Florida, where art thou? The once-beautiful land of white people like in the original Flipper movie and the once-magical Walt Disney World has in large part been taken over by foreigners. The process has spanned decades and is nothing new to residents and visitors to the Sunshine State.
Once-safe places like Orlando have become much more dangerous and less prosperous in the past two decades. During the same time period, the metro Orlando area became much more non-white. What a coincidence! There must be some other explanation than race. Property taxes or systemic white police racism or some such thing.
Since Hurricane Maria plowed over the U.S. territory of Puerto Rico Sept. 20, many Puerto Ricans have taken to the friendly skies to leave their ancestral home in favor of Florida’s functioning water, sewer, and electrical systems. Yes, for some odd reason a quasi-nation such as Puerto Rico (which fields its own Olympic teams) is unable to get its act together before or after a natural disaster. The territory had already filed the biggest municipal bankruptcy case in U.S. history just months before the hurricane. How bad are you when your debt is many times bigger than Detroit’s? Despite massive amounts of federal disaster relief aid and untold millions of dollars flowing in to family and friends from their five million Puerto Rican relatives living in the continental United States, the island is still in a Haiti-like limbo after the disaster.
The Republican governor of Florida, Rick Scott, foresaw the inevitable when he declared a state of emergency across the entire state Oct. 2. He didn’t declare a state of emergency for his Florida citizens’ sakes. No, he did so because he knew that if he declared a state of emergency, the gibs would start flowing to Florida and the vibrant residents of Puerto Rico would have a place to crash while Uncle Sam figured out how to get their dysfunctional island back into the 21st century.
Since his declaration of a state of emergency, 73,000 Puerto Ricans have entered Florida. Keep in mind that there were already 1 million Puerto Ricans living in Florida, so 73,000 is not a tremendous new amount. It is a 7.3 percent spike, but it’s not as if the Puerto Ricans hadn’t already stamped their Third World footprint on the land of flowers.
The chief rub is not the inevitable increase in crime, burden to the social welfare system, influx of Puerto Ricans in schools and universities, and added numbers in the local hospitals and jails. Those are all bad, but the biggest problem is political. In every election since 2000, Florida has been a critical swing state in presidential elections. The election of George W. Bush over Al Gore famously came down to a few hundred votes in Florida in 2000. Without winning Florida, no Republican can win the White House.

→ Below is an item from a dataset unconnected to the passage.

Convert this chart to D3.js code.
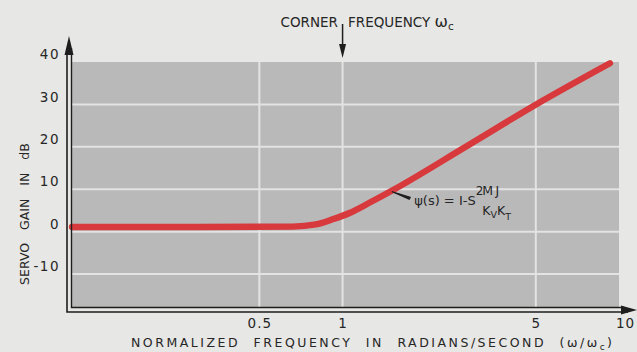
<!DOCTYPE html>
<html>
<head>
<meta charset="utf-8">
<script src="https://cdn.jsdelivr.net/npm/d3@7"></script>
<style>
  html, body { margin: 0; padding: 0; background: #e7e7e5; }
  svg { display: block; }
  text { font-family: "DejaVu Sans", "Liberation Sans", sans-serif; fill: #262626; }
</style>
</head>
<body>
<svg id="chart" width="637" height="352"></svg>
<script>
// Servo gain response (dB) versus normalized frequency ω/ωc
const freq = [0.105, 0.3, 0.66, 0.8, 0.92, 1.06, 1.25, 1.54, 2.77, 4.96, 9.28];
const gain = [1.1, 1.1, 1.2, 1.7, 2.9, 4.4, 6.8, 10, 19.9, 29.8, 39.7];

const yTicks = [40, 30, 20, 10, 0, -10];
const yTickLabels = ["40", "30", "20", "10", "0", "-10"];
const yGrid = [30, 20, 10, 0, -10];

const xTicks = [0.5, 1, 5, 10];
const xTickLabels = ["0.5", "1", "5", "10"];
const xGrid = [0.5, 1, 5];

const cornerFreq = 1;
const formulaAt = 1.5;

const svg = d3.select("#chart");
const W = 637, H = 352;

const x = d3.scaleLog().domain([0.105, 10]).range([72, 619]);
const y = d3.scaleLinear().domain([-18, 40]).range([308, 62]);

svg.append("rect").attr("width", W).attr("height", H).attr("fill", "#e7e7e5");

// shaded plot field
svg.append("rect")
  .attr("x", x.range()[0]).attr("y", y(40))
  .attr("width", x(10) - x.range()[0]).attr("height", y.range()[0] - y(40))
  .attr("fill", "#b9b9ba");

// grid
svg.append("g").selectAll("line").data(yGrid).join("line")
  .attr("x1", x.range()[0]).attr("x2", x(10))
  .attr("y1", d => y(d)).attr("y2", d => y(d))
  .attr("stroke", "#e3e3e3").attr("stroke-width", 2);
svg.append("g").selectAll("line").data(xGrid).join("line")
  .attr("x1", d => x(d)).attr("x2", d => x(d))
  .attr("y1", y(40)).attr("y2", y.range()[0])
  .attr("stroke", "#e3e3e3").attr("stroke-width", 2);

// response curve
const line = d3.line().x((d, i) => x(freq[i])).y(d => y(d)).curve(d3.curveMonotoneX);
svg.append("path").datum(gain).attr("d", line)
  .attr("fill", "none").attr("stroke", "#d8393c").attr("stroke-width", 6.3)
  .attr("stroke-linecap", "round").attr("stroke-linejoin", "round");

// double-ruled axes with arrowheads
const axisInk = "#1e1e1e";
svg.append("path")
  .attr("d", `M67,48 V312 H628`)
  .attr("fill", "none").attr("stroke", axisInk).attr("stroke-width", 1.6);
svg.append("path")
  .attr("d", `M71.5,48 V307.5 H624`)
  .attr("fill", "none").attr("stroke", axisInk).attr("stroke-width", 1.4);
svg.append("path").attr("d", "M69,36 L64.5,55 L73.5,55 Z").attr("fill", axisInk);
svg.append("path").attr("d", "M637,310 L621,305.5 L621,314.5 Z").attr("fill", axisInk);

// y tick labels
const yAxis = d3.axisLeft(y).tickValues(yTicks).tickSize(0).tickPadding(12)
  .tickFormat((d, i) => yTickLabels[i]);
const gy = svg.append("g").attr("transform", "translate(60,0)").call(yAxis);
gy.select(".domain").remove();
gy.selectAll("text")
  .attr("x", 0).attr("dy", "-0.25em")
  .style("font-family", "'DejaVu Sans', sans-serif")
  .style("font-size", "13.5px").style("letter-spacing", "1.5px")
  .attr("fill", "#262626");

// x tick labels
const xAxis = d3.axisBottom(x).tickValues(xTicks).tickSize(0).tickPadding(0)
  .tickFormat((d, i) => xTickLabels[i]);
const gx = svg.append("g").attr("transform", "translate(0,318)").call(xAxis);
gx.select(".domain").remove();
gx.selectAll("text")
  .style("font-family", "'DejaVu Sans', sans-serif")
  .style("font-size", "13.5px").style("letter-spacing", "1px")
  .attr("fill", "#262626");
gx.selectAll(".tick").filter(d => d === 10).select("text").attr("dx", "6");

// axis titles
svg.append("text")
  .attr("transform", "translate(29,214) rotate(-90)")
  .attr("text-anchor", "middle")
  .style("font-size", "12.5px").style("word-spacing", "9px")
  .text("SERVO GAIN IN dB");

const xt = svg.append("text")
  .attr("x", 131).attr("y", 347)
  .attr("textLength", 481).attr("lengthAdjust", "spacing")
  .style("font-size", "12.5px").style("word-spacing", "7px");
xt.append("tspan").text("NORMALIZED  FREQUENCY  IN  RADIANS/SECOND  (\u03c9/\u03c9");
xt.append("tspan").attr("dy", 3).style("font-size", "9px").text("c");
xt.append("tspan").attr("dy", -3).text(")");

// corner frequency marker
svg.append("text").attr("x", 338).attr("y", 27).attr("text-anchor", "end")
  .style("font-size", "13.5px").text("CORNER");
const cf = svg.append("text").attr("x", 348).attr("y", 27)
  .style("font-size", "13.5px");
cf.append("tspan").text("FREQUENCY ");
cf.append("tspan").style("font-size", "16px").text("\u03c9");
cf.append("tspan").attr("dy", 3).style("font-size", "10.5px").text("c");
svg.append("line")
  .attr("x1", x(cornerFreq)).attr("x2", x(cornerFreq))
  .attr("y1", 24).attr("y2", 48)
  .attr("stroke", axisInk).attr("stroke-width", 1.5);
svg.append("path")
  .attr("d", `M${x(cornerFreq)},58 L${x(cornerFreq) - 3.5},44 L${x(cornerFreq) + 3.5},44 Z`)
  .attr("fill", axisInk);

// transfer function annotation
const px = x(formulaAt), py = y(9.4);
svg.append("path")
  .attr("d", `M${px + 1},${py} L${px + 19},${py + 5.5} L${px + 18},${py + 7.5} Z`)
  .attr("fill", axisInk).attr("stroke", axisInk).attr("stroke-width", 1.2)
  .attr("stroke-linejoin", "round");
const ft = svg.append("text").attr("x", px + 23).attr("y", py + 13)
  .style("font-size", "13px");
ft.append("tspan").text("\u03c8(s) = I-S");
ft.append("tspan").attr("dy", -10).style("font-size", "12px").text("2");
svg.append("text").attr("x", px + 91).attr("y", py + 3)
  .style("font-size", "12.5px").style("letter-spacing", "2.5px").text("MJ");
const den = svg.append("text").attr("x", px + 91).attr("y", py + 23)
  .style("font-size", "12.5px");
den.append("tspan").text("K");
den.append("tspan").attr("dy", 3).style("font-size", "9.5px").text("V");
den.append("tspan").attr("dy", -3).text("K");
den.append("tspan").attr("dy", 5).style("font-size", "9.5px").text("T");
</script>
</body>
</html>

In 2016, President Donald Trump won Florida by 113,000 votes, or about one percent of the vote.
Like other non-Cuban Hispanics, Puerto Ricans vote Democrat upwards of 70 percent of the time. Every liberal talking head (the NYT, Bloomberg, Politico for example) is already eagerly anticipating the change in Florida electoral politics thanks to the more than 50,000 new Puerto Rican Democrat voters in Florida. In simple terms, every leftist get-out-the-vote organization knows that if it can get these Puerto Ricans to stay in Florida and register to vote sometime by the end of 2019, they can win Florida in 2020. Regardless of whom the Democrats put on their ticket, the non-white and libtard coalition of the degenerate will pull their levers against Trump in November 2020. The Democrats won Florida twice in the 1990s with Bill Clinton and won Florida twice in the 2000s with Barack Obama. If the Democrats can increase their base by 50,000 to 100,000 votes simply by importing new voters from Puerto Rico, they stand a very good chance of retaking Florida in 2020. Winning Florida would help them potentially retake the White House as well. They’d need to pry more states away from Trump to win (such as Michigan, Wisconsin, Ohio, and/or Pennsylvania) but Florida’s 29 electoral college votes would go a long way to installing Sen. Kamala Harris, Sen. Elizabeth Warren, former HUD Secretary Julian Castro, Sen. Cory Booker, or former Vice President Joe Biden in the Oval Office.
Ironically, the best thing Trump could do therefore is to spend as much as needed to make Puerto Rico a more appealing place to live to the Ricans than Florida. It would go against his fiscally responsible grain, and would add further debt to our future citizens, but it might help his electoral chances in 2020. It would certainly improve a lot of white Floridians’ lives now.